Not to be confused with the horse of the same name, an eight-year-old gelding trained by Lawrence Mullaney, the Beverley Bullet, or Beverley Bullet Sprint Stakes, is a Listed, five-furlong race, run at Beverley Racecourse in the East Riding of Yorkshire. Inaugurated in 2004, the Beverley Bullet is open to horses aged three years and upwards and, even in its relatively short history, has been won by one or two horses that have gone on to victory at the highest, Group One level. The 2011 winner, Tangerine Trees, won the Prix de l’Abbaye de Longchamp on his very next start, while the 2016 winner, Alpha Delphini won the Nunthorpe Stakes at York two seasons later.

The five-furlong course at Beverley is idiosyncratic insofar that it is on the rise throughout, making it a test of stamina as well as speed, particularly when the going is soft. Furthermore, the supposedly ‘straight’ course features a right-handed dog-leg which, in turn, creates the most pronounced draw bias, towards low numbers, in the whole country. Indeed, seven of the last ten winners of the Beverley Bullet were drawn in stall four or lower; the other three winners, Tangerine Trees in 2011, Take Cover in 2018 and Dakota Gold in 2020 were drawn 9, 9 and 8, respectively.

Did Sea Pigeon win the Ebor Handicap?

At the time of the retirement, as a 12-year-old, in March, 1982, Sea Pigeon was described as

‘probably the best known horse after Arkle and Red Rum’. He is best remembered for winning the Champion Hurdle at the Cheltenham Festival in 1980 and 1981, but arguably his most memorable victory came in the Ebor Handicap at York in 1979.

Saddled with top weight of 10 stone and ridden by his regular hurdles partner, Jonjo O’Neill, Sea Pigeon was sent off the longest-priced of three runners trained by Peter Easterby, at 18/1. O’Neill had actually broken three toes in his left foot the previous week, but ‘hoodwinked’ the racecourse doctor by presenting his uninjured right foot for inspection and was passed fit to ride.

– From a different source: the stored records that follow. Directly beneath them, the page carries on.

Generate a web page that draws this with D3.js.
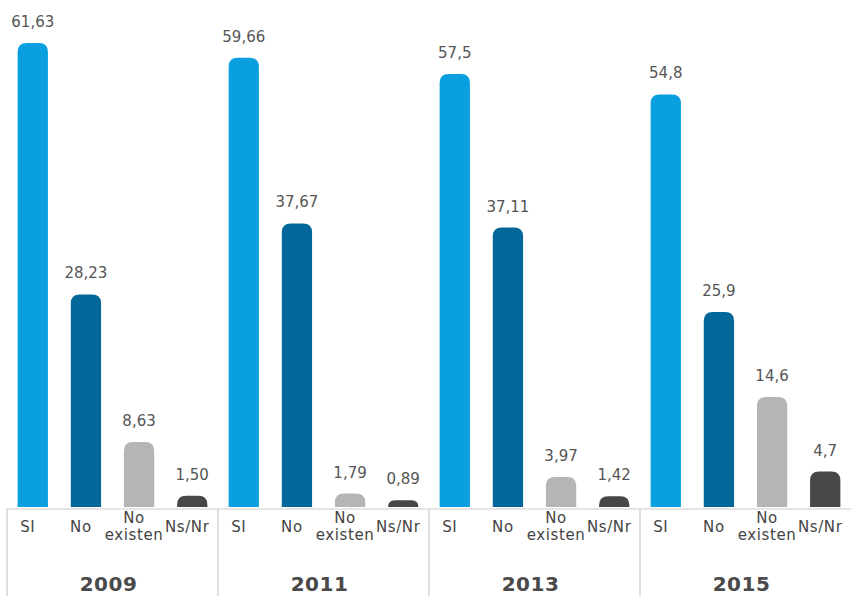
<!DOCTYPE html>
<html>
<head>
<meta charset="UTF-8" />
<title>SI / No / No existen / Ns/Nr</title>
<script src="https://cdn.jsdelivr.net/npm/d3@7"></script>
<style>
	body { margin: 0; background: #fff; }
	text { font-family: "DejaVu Sans", "Open Sans", sans-serif; }
</style>
</head>
<body>
<svg id="chart"></svg>
<script>
// data
var years = ["2009", "2011", "2013", "2015"];
var categories = ["SI", "No", "No existen", "Ns/Nr"];
var catLines = [["SI"], ["No"], ["No", "existen"], ["Ns/Nr"]];
var valSI = [61.63, 59.66, 57.5, 54.8];
var valNo = [28.23, 37.67, 37.11, 25.9];
var valNoExisten = [8.63, 1.79, 3.97, 14.6];
var valNsNr = [1.50, 0.89, 1.42, 4.7];
var valLabels = [
	["61,63", "28,23", "8,63", "1,50"],
	["59,66", "37,67", "1,79", "0,89"],
	["57,5", "37,11", "3,97", "1,42"],
	["54,8", "25,9", "14,6", "4,7"]
];
var colors = ["#0aa0e0", "#04679a", "#b5b5b5", "#474747"];

var W = 851, H = 596, baseY = 507, axisY = 509;
var svg = d3.select("#chart").attr("width", W).attr("height", H);

var x0 = d3.scaleBand().domain(years).range([7, W]).padding(0);
var x1 = d3.scaleBand().domain(categories).range([0, x0.bandwidth()])
	.paddingInner(0.43).paddingOuter(0.2);
var y = d3.scaleLinear().domain([0, 61.63]).range([baseY, 43]);

var series = [valSI, valNo, valNoExisten, valNsNr];
var rows = [];
years.forEach(function(yr, i){
	categories.forEach(function(c, j){
		rows.push({year: yr, cat: c, j: j, v: series[j][i], label: valLabels[i][j]});
	});
});

function topRounded(x, yTop, w, h, r){
	r = Math.min(r, h, w / 2);
	return "M" + x + "," + (yTop + h) +
		"V" + (yTop + r) +
		"Q" + x + "," + yTop + " " + (x + r) + "," + yTop +
		"H" + (x + w - r) +
		"Q" + (x + w) + "," + yTop + " " + (x + w) + "," + (yTop + r) +
		"V" + (yTop + h) + "Z";
}

svg.selectAll("path.bar").data(rows).enter().append("path")
	.attr("class", "bar")
	.attr("fill", function(d){ return colors[d.j]; })
	.attr("d", function(d){
		var bx = x0(d.year) + x1(d.cat);
		return topRounded(bx, y(d.v), x1.bandwidth(), baseY - y(d.v), 9);
	});

svg.selectAll("text.val").data(rows).enter().append("text")
	.attr("class", "val")
	.attr("x", function(d){ return x0(d.year) + x1(d.cat) + x1.bandwidth() / 2; })
	.attr("y", function(d){ return y(d.v) - 16; })
	.attr("text-anchor", "middle")
	.attr("font-size", 15)
	.attr("fill", "#555")
	.text(function(d){ return d.label; });

// axis frame
svg.append("line").attr("x1", x0.range()[0]).attr("x2", W)
	.attr("y1", axisY).attr("y2", axisY)
	.attr("stroke", "#cccccc").attr("stroke-width", 1.2);
svg.selectAll("line.sep").data(years).enter().append("line")
	.attr("class", "sep")
	.attr("x1", function(d){ return x0(d); }).attr("x2", function(d){ return x0(d); })
	.attr("y1", axisY).attr("y2", H)
	.attr("stroke", "#cccccc").attr("stroke-width", 1.2);

// category labels, one text per line
var catRows = [];
rows.forEach(function(d){
	var lines = catLines[d.j];
	lines.forEach(function(l, k){
		catRows.push({d: d, text: l, y: lines.length > 1 ? 523 + k * 17 : 532});
	});
});
svg.selectAll("text.cat").data(catRows).enter().append("text")
	.attr("class", "cat")
	.attr("x", function(c){ return x0(c.d.year) + x1(c.d.cat) + x1.bandwidth() / 2 - 5; })
	.attr("y", function(c){ return c.y; })
	.attr("text-anchor", "middle")
	.attr("font-size", 15)
	.attr("letter-spacing", 0.6)
	.attr("fill", "#444")
	.text(function(c){ return c.text; });

// year labels
svg.selectAll("text.year").data(years).enter().append("text")
	.attr("class", "year")
	.attr("x", function(d){ return x0(d) + x0.bandwidth() / 2 - 4; })
	.attr("y", 591)
	.attr("text-anchor", "middle")
	.attr("font-size", 20)
	.attr("font-weight", 700)
	.attr("letter-spacing", 0.5)
	.attr("fill", "#4a4a4a")
	.text(function(d){ return d; });
</script>
</body>
</html>
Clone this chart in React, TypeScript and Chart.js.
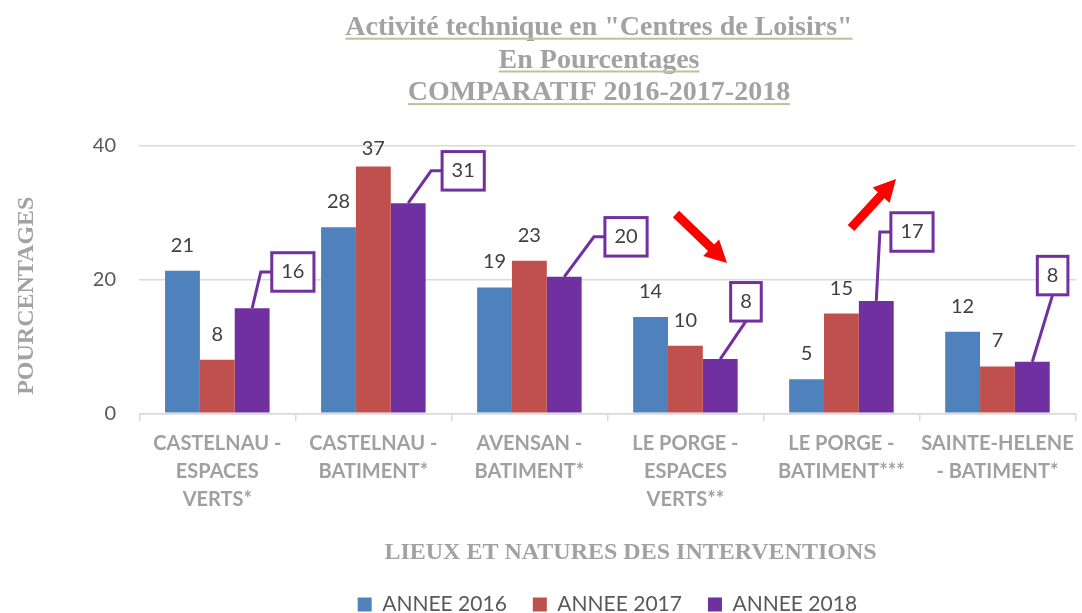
import React, { useEffect, useRef } from "react";
import { Chart, registerables } from "chart.js";

Chart.register(...registerables);

// ---------- data ----------
const categories: string[][] = [
  ["CASTELNAU -", "ESPACES", "VERTS*"],
  ["CASTELNAU -", "BATIMENT*"],
  ["AVENSAN -", "BATIMENT*"],
  ["LE PORGE -", "ESPACES", "VERTS**"],
  ["LE PORGE -", "BATIMENT***"],
  ["SAINTE-HELENE", "- BATIMENT*"],
];
const seriesNames = ["ANNEE 2016", "ANNEE 2017", "ANNEE 2018"];
const values2016 = [21.3, 27.8, 18.8, 14.4, 5.1, 12.2];
const values2017 = [8.0, 36.9, 22.8, 10.1, 14.9, 7.0];
const values2018 = [15.7, 31.4, 20.4, 8.1, 16.8, 7.7];
const yMin = 0;
const yMax = 40;
const yStep = 20;
const titleLines = [
  'Activité technique en "Centres de Loisirs"',
  "En Pourcentages",
  "COMPARATIF 2016-2017-2018",
];
const yTitle = "POURCENTAGES";
const xTitle = "LIEUX ET NATURES DES INTERVENTIONS";

// ---------- styles / layout ----------
const COLORS = ["#4f81bd", "#c0504d", "#7030a0"];
const LABEL_FONT = '20px Lato';
const SERIF = '"Liberation Serif", "DejaVu Serif", serif';
const GRAY_TITLE = "#a2a2a2";
// callout boxes of the 2018 series: offset of the box centre from the bar top
const calloutLayout = [
  { dx: 40.7, dy: -36.3, mode: "side" },
  { dx: 55, dy: -32.4, mode: "side" },
  { dx: 61.8, dy: -40, mode: "side" },
  { dx: 25.7, dy: -57.3, mode: "below" },
  { dx: 35.7, dy: -68.9, mode: "side" },
  { dx: 20.3, dy: -86.2, mode: "below" },
];
const arrows = [
  { x1: 676, y1: 214, x2: 727, y2: 263 },
  { x1: 851, y1: 228, x2: 896, y2: 179 },
];

function drawArrow(ctx: CanvasRenderingContext2D, a: any) {
  const shaft = 9, headW = 23, headL = 22;
  const ang = Math.atan2(a.y2 - a.y1, a.x2 - a.x1);
  const len = Math.hypot(a.x2 - a.x1, a.y2 - a.y1);
  ctx.save();
  ctx.translate(a.x1, a.y1);
  ctx.rotate(ang);
  ctx.fillStyle = "#ff0000";
  ctx.beginPath();
  ctx.moveTo(0, -shaft / 2);
  ctx.lineTo(len - headL, -shaft / 2);
  ctx.lineTo(len - headL, -headW / 2);
  ctx.lineTo(len, 0);
  ctx.lineTo(len - headL, headW / 2);
  ctx.lineTo(len - headL, shaft / 2);
  ctx.lineTo(0, shaft / 2);
  ctx.closePath();
  ctx.fill();
  ctx.restore();
}

const annotatePlugin = {
  id: "annotate",
  afterDatasetsDraw(chart: any) {
    const ctx: CanvasRenderingContext2D = chart.ctx;
    const area = chart.chartArea;
    ctx.save();
    ctx.font = LABEL_FONT;
    ctx.textAlign = "center";
    ctx.textBaseline = "middle";
    // plain value labels (2016, 2017)
    [0, 1].forEach((di) => {
      const meta = chart.getDatasetMeta(di);
      meta.data.forEach((bar: any, i: number) => {
        const v = chart.data.datasets[di].data[i] as number;
        const y = Math.max(bar.y - 25.5, area.top + 2.6);
        ctx.fillStyle = "#404040";
        ctx.fillText(String(Math.round(v)), bar.x, y);
      });
    });
    // callouts (2018)
    const meta = chart.getDatasetMeta(2);
    meta.data.forEach((bar: any, i: number) => {
      const v = chart.data.datasets[2].data[i] as number;
      const text = String(Math.round(v));
      const L = calloutLayout[i];
      const cx = bar.x + L.dx;
      const cy = bar.y + L.dy;
      const w = ctx.measureText(text).width + 19;
      const h = 38.5;
      const left = cx - w / 2;
      const top = cy - h / 2;
      ctx.strokeStyle = COLORS[2];
      ctx.lineWidth = 3;
      ctx.lineJoin = "miter";
      ctx.beginPath();
      ctx.moveTo(bar.x, bar.y);
      if (L.mode === "side") {
        ctx.lineTo(left - 11, cy);
        ctx.lineTo(left, cy);
      } else {
        ctx.lineTo(cx, top + h);
      }
      ctx.stroke();
      ctx.fillStyle = "#ffffff";
      ctx.fillRect(left, top, w, h);
      ctx.strokeRect(left, top, w, h);
      ctx.fillStyle = "#404040";
      ctx.fillText(text, cx, cy);
    });
    arrows.forEach((a) => drawArrow(ctx, a));
    ctx.restore();
  },
  afterDraw(chart: any) {
    const ctx: CanvasRenderingContext2D = chart.ctx;
    ctx.save();
    // main title with underline
    ctx.font = `bold 28px ${SERIF}`;
    ctx.textAlign = "center";
    ctx.textBaseline = "alphabetic";
    const baselines = [35, 67.8, 100.4];
    titleLines.forEach((line, i) => {
      const cx = 599;
      ctx.fillStyle = GRAY_TITLE;
      ctx.fillText(line, cx, baselines[i]);
      const w = ctx.measureText(line).width;
      ctx.fillStyle = "#c4bd97";
      ctx.fillRect(cx - w / 2, baselines[i] + 2.7, w, 2);
    });
    // x axis title
    ctx.font = `bold 24px ${SERIF}`;
    ctx.fillStyle = GRAY_TITLE;
    ctx.fillText(xTitle, 630.5, 559.3);
    // y axis title
    ctx.font = `bold 24px ${SERIF}`;
    ctx.translate(33.3, 295.7);
    ctx.rotate(-Math.PI / 2);
    ctx.fillText(yTitle, 0, 0);
    ctx.restore();
  },
};

export default function App() {
  const ref = useRef<HTMLCanvasElement | null>(null);
  useEffect(() => {
    document.body.style.margin = "0";
    document.body.style.overflow = "hidden";
    const canvas = ref.current!;
    const chart = new Chart(canvas, {
      type: "bar",
      data: {
        labels: categories,
        datasets: [
          { label: seriesNames[0], data: values2016, backgroundColor: COLORS[0] },
          { label: seriesNames[1], data: values2017, backgroundColor: COLORS[1] },
          { label: seriesNames[2], data: values2018, backgroundColor: COLORS[2] },
        ].map((d) => ({ ...d, categoryPercentage: 0.67, barPercentage: 1.0, borderWidth: 0 })),
      },
      options: {
        animation: false,
        responsive: false,
        devicePixelRatio: 1,
        layout: { padding: { top: 145.7, left: 0, right: 3, bottom: 0 } },
        plugins: {
          title: { display: false },
          tooltip: { enabled: false },
          legend: {
            position: "bottom",
            fullSize: false,
            labels: {
              boxWidth: 14,
              boxHeight: 14,
              padding: 26,
              color: "#595959",
              font: { family: "Lato", size: 21 },
            },
          },
        },
        scales: {
          x: {
            grid: {
              display: true,
              offset: true,
              drawOnChartArea: false,
              drawTicks: true,
              tickLength: 8,
              color: "#d9d9d9",
              lineWidth: 1.5,
            },
            border: { display: true, color: "#d9d9d9", width: 1.5 },
            ticks: {
              autoSkip: false,
              maxRotation: 0,
              minRotation: 0,
              padding: 8,
              color: "#a0a0a0",
              font: { family: "Lato", size: 20, weight: "bold", lineHeight: 1.4 },
            },
            afterFit: (s: any) => {
              s.height = 154.7;
            },
          },
          y: {
            min: yMin,
            max: yMax,
            ticks: {
              stepSize: yStep,
              padding: 23.3,
              color: "#595959",
              font: { family: "Lato", size: 20 },
            },
            grid: { color: "#d9d9d9", lineWidth: 1.5, drawTicks: false },
            border: { display: false },
            afterFit: (s: any) => {
              s.width = 139.3;
            },
          },
        },
      },
      plugins: [annotatePlugin],
    } as any);
    return () => chart.destroy();
  }, []);
  return (
    <div style={{ width: 1082, height: 613, overflow: "hidden", position: "relative", background: "#ffffff" }}>
      <canvas ref={ref} width={1082} height={625} style={{ display: "block", width: 1082, height: 625 }} />
    </div>
  );
}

In any event, Sea Pigeon – on whom, according to Easterby, ‘you couldn’t come too late’ – hit the front, travelling easily, with a furlong to run and looked like winning comfortably. However, he stopped quickly and, with O’Neill dropping his hands in the closing stages, was tackled close home by the 3-year-old Donegal Prince, to whom he was conceding 40lb. After a nailbiting wait, Sea Pigeon was called the winner, by a short head, thereby smashing the previous weight-carrying record for the Ebor Handicap.

When did Lester Piggott ride his first Royal Ascot winner?

In a riding career spanning six decades, Lester Piggott rode 4,493 winners, including 30 English Classic winners and won the Flat Jockeys’ Championship eleven times, including eight years running between 1964 and 1971. Coincidentally, eleven was also the number of times Piggott won the highlight of Royal Ascot, the historic and coveted Gold Cup, including a notable hat-trick on Sagaro in 1975, 1976 and 1977.

Piggott not only remains the most successful jockey in the history of the Gold Cup but, by the proverbial ‘country mile’, the most successful jockey in the history of Royal Ascot. Of course, at various points during his career, Piggott enjoyed profitable associations with such luminaries of the training profession as Sir Noel Murless, Vincent O’Brien and Sir Henry Cecil. Nevertheless, his astonishing record of 116 winners, achieved long before the extension of Royal Ascot to five days in 2005, is unlikely to be beaten.

Piggott rode his first Royal Ascot winner, Malka’s Boy, trained by Walter Nightingall, in the Wokingham Stakes on June 20, 1952, as a 16-year-old, making all the running to win by 3 lengths. For the record, he rode his last Royal Ascot winner, College Chapel, trained by Vincent O’Brien, in the Cork and Orrery Stakes, now the Diamond Jubilee Stakes, on June 17, 1993, at the age of 58. The ‘Long Fella’ retired for the second, and final, time two years later.